To date, some 320 remains have been repatriated from 14 countries. In addition to three human fragments from the University of British Columbia’s Museum of Anthropology, this is the fifth Māori head from Canada to be returned to its ancestral homeland, after the Canadian Museum of Civilization and the Royal Ontario Museum in 2008. While much was written about the 2011 restitution of Māori heads conserved in France, because of the national inalienability of the collections, English-speaking and Scandinavian countries, among others, have responded to New Zealand’s requests since the 1990s.

Significance of the “Māori heads”
In the Māori culture, every person has mana, a complex concept that represents a sort of emanation of a person’s spiritual power, a life force associated with social status and ritual power. For the Māori, mana—embodying such values as loyalty, solidarity, prestige and power—resides in the most sacred part of the body: the head. The greater a person’s importance in the tribe, the more spiritual strength and power he has and thus, more mana.

Māori tattooing, known as Ta Moko, is an ancestral practice of marking the body and face. It is done with chisels called uhi, which used to sculpt the body and face, creating grooves on the surface of the skin. For the Māori, the very act of tattooing is a sacred moment, a ritual. Each moko design is unique and reflects the wearer’s personal history, indicating, for example, his genealogy, tribal affiliations, social status, feats and functions. Māori tattoos reveal a person’s history and rank, serving as a sort of social and religious signature. Men’s tattoos were on the face, buttocks, thighs and arms, whereas for women it was usually the lips and chin. When the person died, his head was mummified and conserved in a place to honour his memory. Then, once it was felt that the soul of the departed had been honoured, the head was buried or hidden near the village.

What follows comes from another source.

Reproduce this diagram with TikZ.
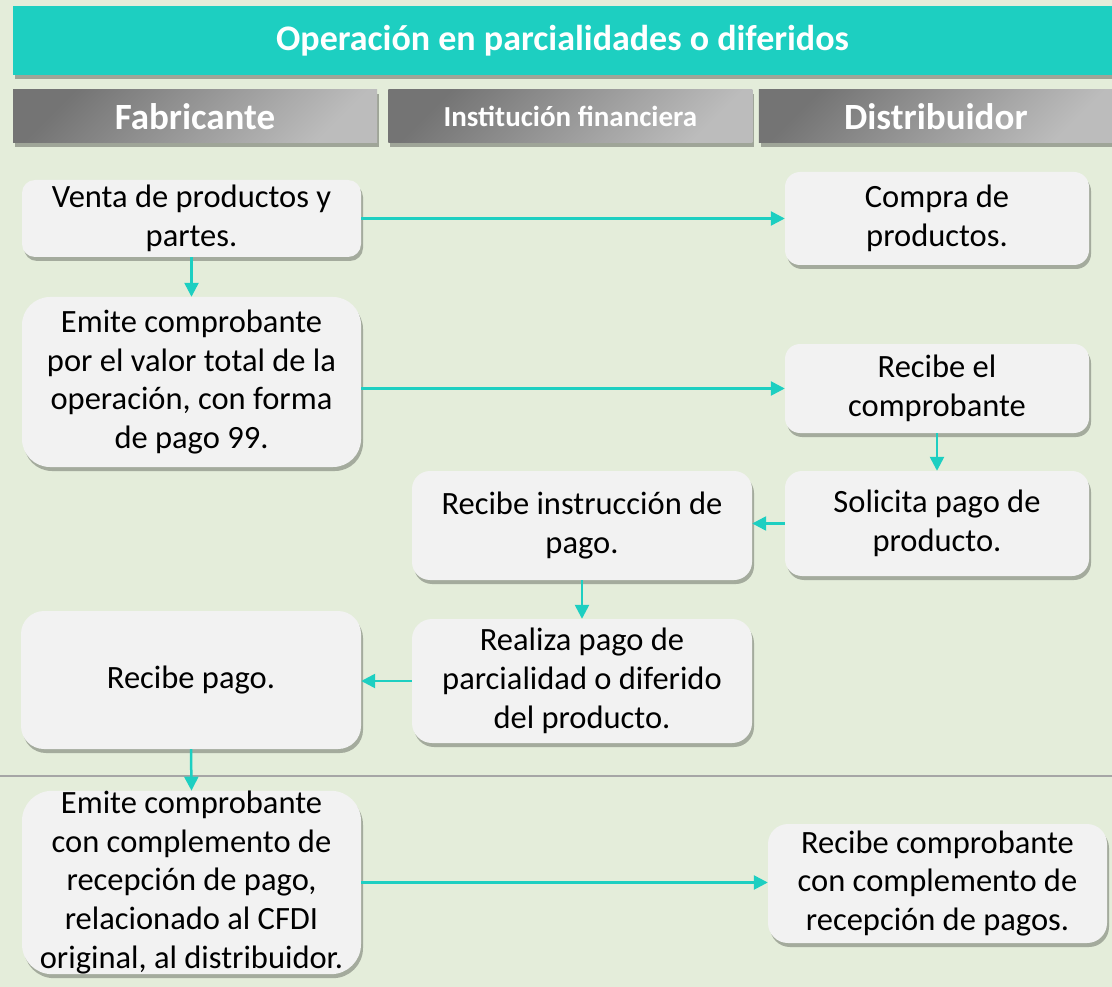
\documentclass[tikz,border=0pt]{standalone}
\usepackage{fontspec}
\setmainfont{Carlito}
\usetikzlibrary{arrows.meta, positioning, shadows}
\definecolor{fondo}{RGB}{228,237,218}
\definecolor{turquesa}{RGB}{29,207,193}
\definecolor{cajagris}{RGB}{242,242,242}
\definecolor{grisosc}{RGB}{116,116,116}
\definecolor{grisclaro}{RGB}{188,188,188}
\definecolor{lineagris}{RGB}{166,166,166}
\tikzset{
  caja/.style={
    rectangle, rounded corners=#1, fill=cajagris, align=center,
    inner sep=0pt, font=\fontsize{32.5}{38.8}\selectfont,
    drop shadow={shadow xshift=2pt, shadow yshift=-4pt,
                 fill=black, opacity=0.28}
  },
  caja/.default=15pt,
  encab/.style={
    rectangle, minimum height=53pt, inner sep=0pt, text=white,
    top color=grisosc, bottom color=grisclaro, shading angle=45,
    font=\bfseries\fontsize{37}{44}\selectfont,
    drop shadow={shadow xshift=2pt, shadow yshift=-4pt,
                 fill=black, opacity=0.3}
  },
  titulo/.style={
    rectangle, fill=turquesa, inner sep=0pt, text=white,
    minimum width=1099pt, minimum height=69pt,
    font=\bfseries\fontsize{36}{43}\selectfont,
    drop shadow={shadow xshift=2pt, shadow yshift=-4pt,
                 fill=black, opacity=0.3}
  },
  flecha/.style={-{Triangle[length=14pt, width=14pt]}, color=turquesa,
                 line width=2.5pt},
  separa/.style={draw=lineagris, line width=2.5pt}
}

\begin{document}
\begin{tikzpicture}[x=1pt, y=-1pt]
  % fondo y marco
  \fill[fondo] (0,0) rectangle (1112,987);
  \useasboundingbox (0,0) rectangle (1112,987);

  % encabezados
  \node[titulo] (tit) at (562.5,40.5) {Operación en parcialidades o diferidos};
  \node[encab, minimum width=364pt] (fab) at (195,116.5) {Fabricante};
  \node[encab, minimum width=364pt, right=11pt of fab] (inst)
    {\fontsize{29}{35}\selectfont Institución financiera};
  \node[encab, minimum width=354pt, right=6pt of inst] (dist) {Distribuidor};

  % separador
  \coordinate (sepA) at (0,776);
  \coordinate (sepB) at (1112,776);
  \draw[separa] (sepA) -- (sepB);

  % cajas
  \node[caja=13pt, minimum width=339pt, minimum height=77pt] (venta)
    at (191.5,218.5) {Venta de productos y\\partes.};
  \node[caja=28pt, minimum width=339pt, minimum height=170pt] (emite)
    at (191.5,382) {Emite comprobante\\por el valor total de la\\operación, con forma\\de pago 99.};
  \node[caja=15pt, minimum width=304pt, minimum height=93pt] (compra)
    at (937,218.5) {Compra de\\productos.};
  \node[caja=15pt, minimum width=304pt, minimum height=89pt] (recibe)
    at (937,388.5) {Recibe el\\comprobante};
  \node[caja=17pt, minimum width=304pt, minimum height=105pt] (solicita)
    at (937,523.5) {Solicita pago de\\producto.};
  \node[caja=18pt, minimum width=340pt, minimum height=109pt] (instr)
    at (582,525.5) {Recibe instrucción de\\pago.};
  \node[caja=20pt, minimum width=340pt, minimum height=124pt] (realiza)
    at (582,681) {Realiza pago de\\parcialidad o diferido\\del producto.};
  \node[caja=23pt, minimum width=340pt, minimum height=138pt] (pago)
    at (191,680) {Recibe pago.};
  \node[caja=30pt, minimum width=339pt, minimum height=181pt] (emitec)
    at (191.5,882.5) {Emite comprobante\\con complemento de\\recepción de pago,\\relacionado al CFDI\\original, al distribuidor.};
  \node[caja=20pt, minimum width=339pt, minimum height=119pt] (recibec)
    at (937.5,883.5) {Recibe comprobante\\con complemento de\\recepción de pagos.};

  % flechas
  \draw[flecha] (venta) -- (compra);
  \draw[flecha] (venta) -- (emite);
  \draw[flecha] (recibe.west -| emite.east) -- (recibe.west);
  \draw[flecha] (recibe) -- (solicita);
  \draw[flecha] (solicita.west) -- (solicita.west -| instr.east);
  \draw[flecha] (instr) -- (realiza);
  \draw[flecha] (realiza.west) -- (realiza.west -| pago.east);
  \draw[flecha] (pago.south) -- (emitec.north);
  \draw[flecha] (emitec.east) -- (emitec.east -| recibec.west);
\end{tikzpicture}
\end{document}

The repatriation of the toi moko (Māori heads) to the Museum of New Zealand Te Papa Tongarewa Museum in Wellington
For several years, the New Zealand government has been supporting, alongside māori, an extensive campaign to secure the return of these heads, which are located in various museums around the world, in response to the Māori people’s expectations regarding respect for their ancestors and their homeland.

Since the early 1970s, political movements by indigenous populations—North American Indians, the Aborigines of Australia and Tasmania—have contested the way their ancestors’ remains were being treated in museums. Since then, out of respect for Māori traditions, the heads have been removed from public display and conserved in the reserves, at New Zealand’s request. In 2001, Te Papa introduced a repatriation program called “Karanga Aotearoa,” and a policy was drafted with guidelines for responding to requests for the repatriation of the koiwi tangata (skeletal remains) and toi moko (tattooed heads) conserved in museums around the māori world. In 2003, Te Papa was officially mandated by the New Zealand government to repatriate māori human remains.

Today, the Te Papa is continuing its efforts to bring home the māori ancestors conserved in public and private collections outside New Zealand.